Lo scultore Bruno Lucchi: #iostoacasa, ma per un artista silenzio e solitudine sono un dono
Bruno Lucchi, grande artista che ha lo studio a Levico, come molti asltri artisti è costretto ad uno stop delle attività pubblihce; ma non allo stop della creazione, di quel processo intellettuale creativo che è la scintilla di tutto. Lo scrive in questa sua riflessione che ha in viato agli amici ed estimatori.
«In questi giorni di #iostoacasa i pensieri si moltiplicano. Cerco di non farmi condizionare da questo scenario particolare: strade vuote, bar e negozi chiusi, parchi e giardini deserti.
Diverse fiere e mostre - che dovevano ospitare delle mie opere: “sospese a data da destinarsi”. Come ogni altra manifestazione in calendario in queste settimane. Le prospettive non sono rosee. Il tempo presente disegna ancora, purtroppo, futuri prossimi incerti. Instabili. Precari. Ma sono sempre stato, e continuerò ad essere, un ottimista: il lavoro è il mio zen.
Nel fare arte la solitudine è propizia alla folgorazione, all’intuizione. Silenzio, isolamento, pazienza, accompagnano - soprattutto all’inizio - quel mare di gesti che permettono all’opera di realizzarsi. Di compiersi E’ il silenzio che genera l’opera. L’arte nella sua genesi è solitaria.
Sul blocco di terra intonso non ci sono punti saldi, riferimenti precisi, ma solo sentieri sconosciuti. Inesplorati.
Una volta abbozzata l’opera, la concentrazione rallenta e - con la compagnia di buona musica - il lavoro immenso, via via procede. Lento ma costante.
La mente si libera, elabora progetti, viaggi, accarezza memorie.
La strana condizione di questi delicati momenti fa riemergere memorie passate. Vissute.
Un pensiero fra i tanti: mai avrei immaginato di diventare artista, scultore.
La vocazione per la creatività è nel mio dna.
Da sempre mi è piaciuto disegnare. L’ho sempre desiderato. L’ho sempre fatto. Dopo il magistero di Belle Arti ad Urbino, diversi lavori prima del servizio di leva.
Il matrimonio, poi una serie di incontri che mi hanno aperto le porte al mondo magico della ceramica, della scultura, dell’arte.

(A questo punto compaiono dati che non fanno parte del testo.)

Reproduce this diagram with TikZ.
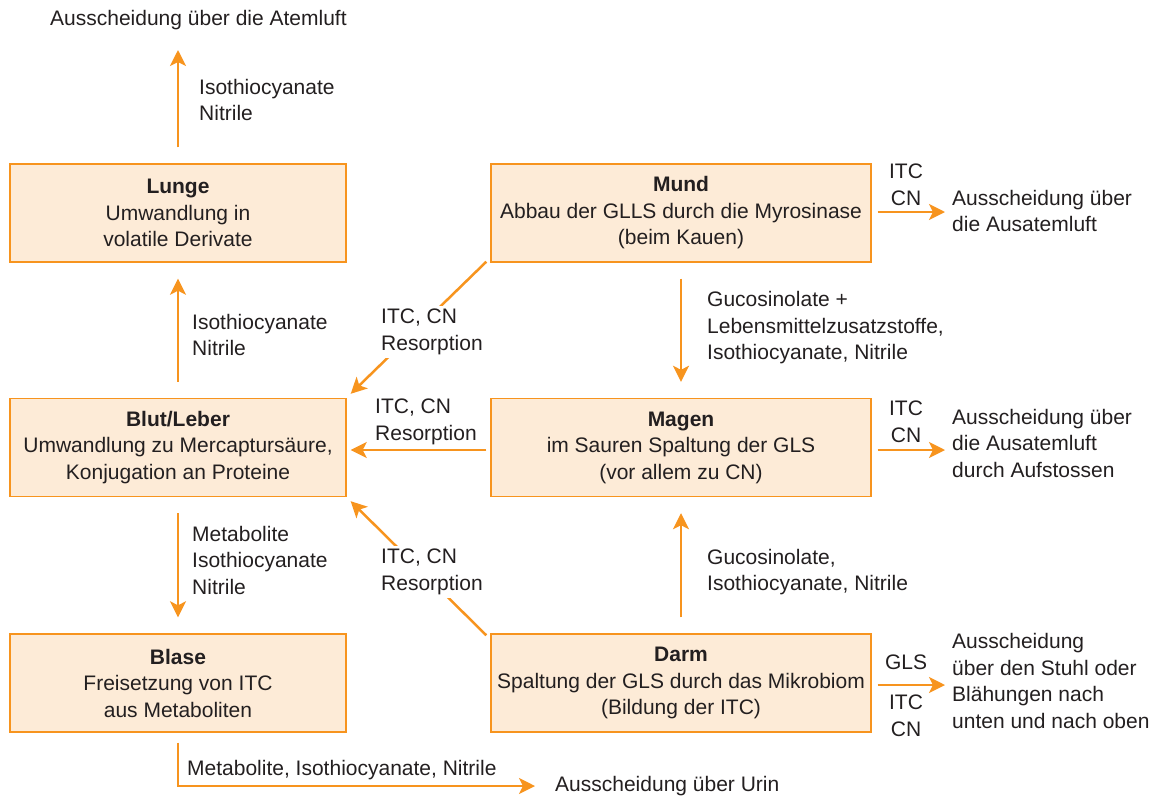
\documentclass[tikz,border=0pt]{standalone}
\usepackage{fontspec}
\setmainfont{Liberation Sans}
\usetikzlibrary{arrows.meta}
\definecolor{bfill}{HTML}{FDEBD7}
\definecolor{borange}{HTML}{F7941E}
\definecolor{aorange}{HTML}{F7941E}
\definecolor{tgray}{HTML}{231F20}
\newcommand{\fsz}{\fontsize{21}{26.5}\selectfont}
\tikzset{
  box/.style={draw=borange, fill=bfill, line width=1.4pt, minimum width=336pt, minimum height=98pt, inner sep=0pt, align=center, font=\fsz, text=tgray},
  lab/.style={align=left, inner sep=0pt, font=\fsz, text=tgray},
  clab/.style={align=center, inner sep=0pt, font=\fsz, text=tgray},
  wlab/.style={lab, fill=white, inner sep=3pt},
  arr/.style={draw=aorange, line width=2.5pt, -{Stealth[length=16pt,width=16pt,inset=4pt]}}
}
\begin{document}
\begin{tikzpicture}[x=1pt,y=-1pt]
\useasboundingbox (0,0) rectangle (1153,798);
% boxes
\node[box] (lunge) at (178,213) {\textbf{Lunge}\\Umwandlung in\\volatile Derivate};
\node[box] (blut) at (178,447.5) {\textbf{Blut/Leber}\\Umwandlung zu Mercaptursäure,\\Konjugation an Proteine};
\node[box] (blase) at (178,683) {\textbf{Blase}\\Freisetzung von ITC\\aus Metaboliten};
\node[box, minimum width=380pt] (mund) at (681,213) {\textbf{Mund}\\Abbau der GLLS durch die Myrosinase\\(beim Kauen)};
\node[box, minimum width=380pt] (magen) at (681,447.5) {\textbf{Magen}\\im Sauren Spaltung der GLS\\(vor allem zu CN)};
\node[box, minimum width=380pt] (darm) at (681,683) {\textbf{Darm}\\Spaltung der GLS durch das Mikrobiom\\(Bildung der ITC)};
% outer texts
\node[lab, anchor=west] (atem) at (50,20) {Ausscheidung über die Atemluft};
\node[lab, anchor=west] (urin) at (555,786) {Ausscheidung über Urin};
\node[lab, anchor=west] (ausM) at (952,211) {Ausscheidung über\\die Ausatemluft};
\node[lab, anchor=west] (ausG) at (952,443) {Ausscheidung über\\die Ausatemluft\\durch Aufstossen};
\node[lab, anchor=west] (ausD) at (952,681) {Ausscheidung\\über den Stuhl oder\\Blähungen nach\\unten und nach oben};
\coordinate (atemtip) at (178,50);
% left column arrows
\draw[arr] ([yshift=16pt]lunge.north) -- (atemtip);
\node[lab, anchor=west] (l1) at (199,100) {Isothiocyanate\\Nitrile};
\draw[arr] ([yshift=16pt]blut.north) -- ([yshift=-16pt]lunge.south);
\node[lab, anchor=west] (l2) at (192,335) {Isothiocyanate\\Nitrile};
\draw[arr] ([yshift=-16pt]blut.south) -- ([yshift=16pt]blase.north);
\node[lab, anchor=west] (l3) at (192,560) {Metabolite\\Isothiocyanate\\Nitrile};
\draw[arr] ([yshift=-10pt]blase.south) |- ([xshift=-20pt]urin.west);
\node[lab, anchor=west] (l4) at (187,770) {Metabolite, Isothiocyanate, Nitrile};
% center arrows
\draw[arr] ([shift={(-4,-1)}]mund.south west) -- ([shift={(4,-4)}]blut.north east);
\node[wlab, anchor=west] (r1) at (378,332) {ITC, CN\\Resorption};
\draw[arr] ([xshift=-4pt]magen.west |- 0,450) -- ([xshift=4pt]blut.east |- 0,450);
\node[lab, anchor=west] (r2) at (375,422) {ITC, CN\\Resorption};
\draw[arr] ([shift={(-4,2)}]darm.north west) -- ([shift={(4,4)}]blut.south east);
\node[wlab, anchor=west] (r3) at (378,572) {ITC, CN\\Resorption};
% right column vertical arrows
\draw[arr] ([yshift=-16pt]mund.south) -- ([yshift=16pt]magen.north);
\node[lab, anchor=west] (m1) at (707,328) {Gucosinolate +\\Lebensmittelzusatzstoffe,\\Isothiocyanate, Nitrile};
\draw[arr] ([yshift=16pt]darm.north) -- ([yshift=-16pt]magen.south);
\node[lab, anchor=west] (m2) at (707,572) {Gucosinolate,\\Isothiocyanate, Nitrile};
% right exits
\draw[arr] ([xshift=6pt]mund.east |- 0,212) -- ([xshift=-7pt]ausM.west |- 0,212);
\node[clab] (e1) at (906,185) {ITC\\CN};
\draw[arr] ([xshift=6pt]magen.east |- 0,450) -- ([xshift=-7pt]ausG.west |- 0,450);
\node[clab] (e2) at (906,422) {ITC\\CN};
\draw[arr] ([xshift=6pt]darm.east |- 0,685) -- ([xshift=-7pt]ausD.west |- 0,685);
\node[clab] (e3) at (906,662) {GLS};
\node[clab] (e4) at (906,716) {ITC\\CN};
\end{tikzpicture}
\end{document}
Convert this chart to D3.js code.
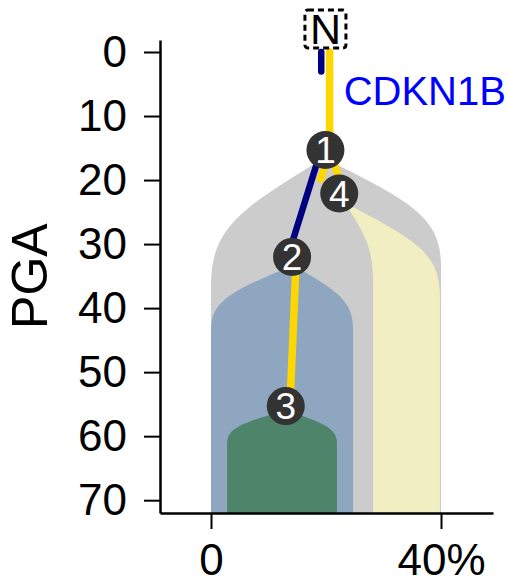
<!DOCTYPE html>
<html><head><meta charset="utf-8">
<script src="https://cdn.jsdelivr.net/npm/d3@7"></script>
<style>html,body{margin:0;padding:0;background:#fff;} svg{display:block;font-family:"Liberation Sans",Arial,sans-serif;}</style>
</head><body><svg id="chart" width="508" height="584"></svg>
<script>
// ---- data ----
const yTicks = [0, 10, 20, 30, 40, 50, 60, 70];
const xTicks = [0, 40];
const xTickLabels = ["0", "40%"];
const yLabel = "PGA";

const nodeNames = ["N", "1", "2", "3", "4"];
const nodeCCF   = [19.9, 19.9, 14.1, 13.0, 22.3];
const nodePGA   = [0, 15.3, 32.0, 55.3, 22.1];

const edgeFrom  = ["N", "1", "1", "2"];
const edgeTo    = ["1", "2", "4", "3"];
const edgeNavy  = [0.2, 1, 0, 0];      // fraction of edge drawn in navy
const edgeGold  = [1, 0.26, 1, 1];     // fraction of edge drawn in gold
const edgeGenes = ["CDKN1B", "", "", ""];

const cloneNodes     = ["1", "4", "2", "3"];
const cloneApexCCF   = [19.65, 23.3, 14.26, 13.0];
const cloneApexPGA   = [16.6, 23.6, 33.3, 55.9];
const cloneLeft      = [0, 28.2, 0, 2.8];
const cloneRight     = [40, 39.8, 24.7, 21.9];
const cloneShoulderL = [36.5, 36.5, 43.4, 61.1];
const cloneShoulderR = [33.5, 38.0, 43.4, 61.1];

// ---- styles ----
const cloneColors = {"1": "#cccccc", "4": "#f1efc2", "2": "#8fa6c1", "3": "#4e8469"};
const navy = "#000080", gold = "#ffd700";

const svg = d3.select("#chart");
const x = d3.scaleLinear().domain([-8.87, 49.04]).range([160, 493]);
const y = d3.scaleLinear().domain([-1.875, 72]).range([40, 513]);
const yBottom = y.domain()[1];

const nodeIdx = n => nodeNames.indexOf(n);

// clones
cloneNodes.forEach((c, i) => {
  const ax = x(cloneApexCCF[i]), ay = y(cloneApexPGA[i]);
  const xl = x(cloneLeft[i]), xr = x(cloneRight[i]);
  const yl = y(cloneShoulderL[i]), yr = y(cloneShoulderR[i]);
  const yb = y(yBottom);
  const p = d3.path();
  p.moveTo(xl, yb);
  p.lineTo(xl, yl);
  p.bezierCurveTo(xl, ay + 0.55 * (yl - ay), ax + 0.75 * (xl - ax), ay + 0.4 * (yl - ay), ax, ay);
  p.bezierCurveTo(ax + 0.75 * (xr - ax), ay + 0.4 * (yr - ay), xr, ay + 0.55 * (yr - ay), xr, yr);
  p.lineTo(xr, yb);
  p.closePath();
  svg.append("path").attr("d", p.toString()).attr("fill", cloneColors[c]);
});

// edges
const off = 4.2;
edgeFrom.forEach((f, i) => {
  const a = nodeIdx(f), b = nodeIdx(edgeTo[i]);
  const x0 = x(nodeCCF[a]), y0 = y(nodePGA[a]);
  const x1 = x(nodeCCF[b]), y1 = y(nodePGA[b]);
  const len = Math.hypot(x1 - x0, y1 - y0);
  const dx = (x1 - x0) / len, dy = (y1 - y0) / len;
  const px = dy, py = -dx;
  if (edgeNavy[i] > 0) {
    svg.append("line")
      .attr("x1", x0 - px * off).attr("y1", y0 - py * off)
      .attr("x2", x0 - px * off + (x1 - x0) * edgeNavy[i]).attr("y2", y0 - py * off + (y1 - y0) * edgeNavy[i])
      .attr("stroke", navy).attr("stroke-width", 6.5).attr("stroke-linecap", "round");
  }
  if (edgeGold[i] > 0) {
    svg.append("line")
      .attr("x1", x0 + px * off).attr("y1", y0 + py * off)
      .attr("x2", x0 + px * off + (x1 - x0) * edgeGold[i]).attr("y2", y0 + py * off + (y1 - y0) * edgeGold[i])
      .attr("stroke", gold).attr("stroke-width", 7.5).attr("stroke-linecap", "round");
  }
  if (edgeGenes[i]) {
    const my = (y0 + y1) / 2;
    svg.append("text").attr("x", x0 + px * off + 14).attr("y", my)
      .attr("dy", "0.1em").attr("font-size", 40).attr("fill", "#0000ff").text(edgeGenes[i]);
  }
});

// nodes
nodeNames.forEach((n, i) => {
  const cx = x(nodeCCF[i]), cy = y(nodePGA[i]);
  if (n === "N") {
    const ty = cy - 23;
    svg.append("rect").attr("x", cx - 20.5).attr("y", ty - 19).attr("width", 41).attr("height", 38)
      .attr("rx", 3).attr("fill", "#fff").attr("stroke", "#000").attr("stroke-width", 3)
      .attr("stroke-dasharray", "6,4");
    svg.append("text").attr("x", cx).attr("y", ty).attr("dy", "0.36em").attr("text-anchor", "middle")
      .attr("font-size", 43).attr("fill", "#000").text(n);
  } else {
    svg.append("circle").attr("cx", cx).attr("cy", cy).attr("r", 19).attr("fill", "#333333");
    svg.append("text").attr("x", cx).attr("y", cy).attr("dy", "0.36em").attr("text-anchor", "middle")
      .attr("font-size", 37).attr("fill", "#fff").text(n);
  }
});

// axes
const gy = svg.append("g").attr("transform", `translate(${x.range()[0]},0)`)
  .call(d3.axisLeft(y).tickValues(yTicks).tickSize(16).tickSizeOuter(0).tickPadding(17));
const gx = svg.append("g").attr("transform", `translate(0,${y.range()[1]})`)
  .call(d3.axisBottom(x).tickValues(xTicks).tickFormat((d, i) => xTickLabels[i]).tickSize(16).tickSizeOuter(0).tickPadding(15));
[gy, gx].forEach(g => {
  g.select(".domain").attr("stroke", "#000").attr("stroke-width", 2.5);
  g.selectAll(".tick line").attr("stroke", "#000").attr("stroke-width", 2);
  g.selectAll(".tick text").attr("font-size", 44).attr("fill", "#000")
    .attr("font-family", '"Liberation Sans",Arial,sans-serif');
});

svg.append("text").attr("transform", `translate(29,${y(35)}) rotate(-90)`)
  .attr("text-anchor", "middle").attr("dy", "0.36em").attr("font-size", 50).attr("fill", "#000").text(yLabel);
</script></body></html>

La frequentazione con Candido Fior, uno dei pochi artisti ad aver portato la ceramica alla Biennale di Venezia, e le mostre di due grandi artisti: Giuliano Vangi al Forte Belvedere a Firenze e Luigi Mainolfi a Castel Ivano, sono state il richiamo a questa ostinata avventura artistica. Approccio migliore non poteva esserci. Nessuna scuola o apprendistato prepara alla vita di scultore come il confronto, il dialogo, la curiosità, la passione, la dedizione, lo studio e, ovviamente, le ore di lavoro. Innumerevoli.
Una volta che ci si tuffa nel mondo dell’arte, tutte le attenzioni sono orientate esclusivamente al tuo fare. I tuoi affetti, i tuoi amici restano esclusi, fino a lavoro ultimato.
Il sole lo vedi passare dalla finestra, senza poterlo “toccare”. L’argilla non ama i suoi raggi.
E’ un lavoro che necessita di tempi lenti. La mente, invece, è in movimento, in ricerca.
E’ sempre proiettata in avanti, verso le infinite vie delle idee. Progetta in continuazione, anche di notte.
L’opera che dovrò realizzare il giorno dopo, la sogno, la immagino, la modifico, la memorizzo. Amo la terra, la sua umidità, la sua docilità. Domeniche e festività non esistono. Fermarsi è vietato.
La scultura ha regole precise. E’ come l’architettura. Per stare in piedi, l’opera ha bisogno di un progetto ponderato: solide fondamenta, muri portanti resistenti, vuoti e pieni che diano armonia e nello stesso tempo personalità, stile proprio.
Una volta terminata, l’opera, deve raggiungere livelli di bellezza tali da incantare, calamitare sguardi, provocare meraviglia. Chiede di essere contemplata, accarezzata. Amata. Sì, perché un’opera – quanto è tale - arricchisce le nostre vite.
“In ogni attività la passione toglie gran parte delle difficoltà” scriveva Erasmo da Rotterdam. E’ una frase che va benissimo per il mio biglietto da visita.
L’Arte, in ogni sua forma - Poesia, Pittura, Musica, Architettura, Danza, Teatro e Scultura – aiuta, a volte, a sopportare carichi più o meno pesanti della vita».